Ransomware attacks pose a severe threat to organizations by exploiting security weaknesses, most often leading to colossal economic and information loss. There is a growing need for efficient and accurate predictive models to detect and prevent such attacks in real-time cybersecurity applications.

Methodology

This paper utilizes the UGRansome dataset, which is a large-scale ransomware and zero-day attack detector. The F-measure method is employed in this paper as a novel method for enhancing model interpretability and preventing redundancy. The Histogram Gradient Boosting classifier, which is optimized, is subsequently enhanced with three advanced metaheuristic optimizers.
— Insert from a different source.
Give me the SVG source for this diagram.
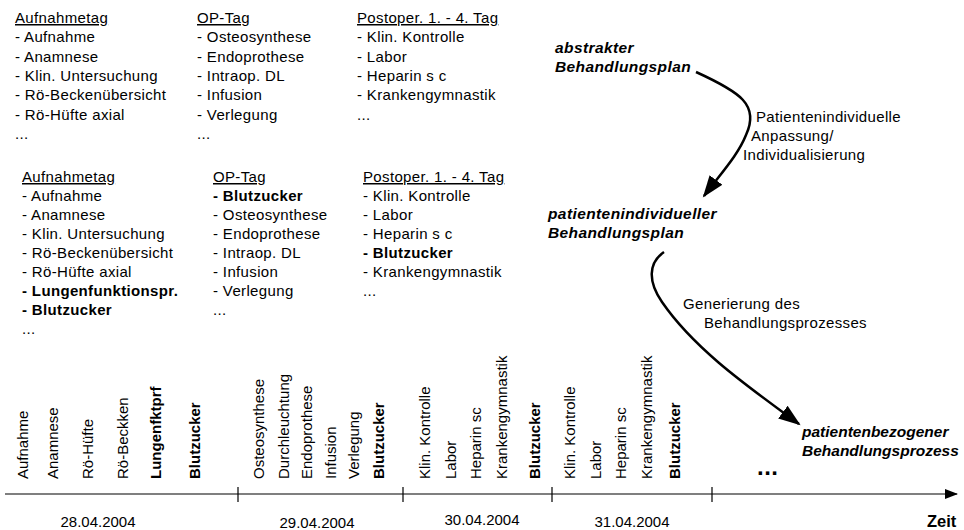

Sensitivity analysis provides transparent insights into the effects of individual attributes through explainable AI. Finally, the Wilcoxon ranking test is applied to ensure the statistical significance of the performance gain, and K-fold cross-validation ensures robustness and generalizability of the reported models. In addition, Recursive Feature Elimination (RFE) is also applied to rank the features to identify the most important predictors methodically. Sensitivity analysis is also performed utilizing SHapley Additive exPlanations (SHAP) values to present explainable and transparent perspectives on individual feature impacts on the model’s output.

Results

The hybrid models proposed here exhibit significant gains in prediction accuracy, precision, and recall. The feature importance analysis indicates that economic and behavioral features of the network equally contribute to correct ransomware identification.

Contributions

This work introduces an evaluation of a strong and scalable model for ransomware forecasting that enables organizations to predict threats ahead of time and improve their general cybersecurity capabilities. The integration of cutting-edge feature selection with nature-inspired optimization enables the framework to create more accurate models while maintaining interpretability and efficiency. The method is directly translatable to real-world scenarios, including enhancing cloud security, detecting zero-day attacks, and supporting mass-scale automated threat scanning in fluctuating cybersecurity environments.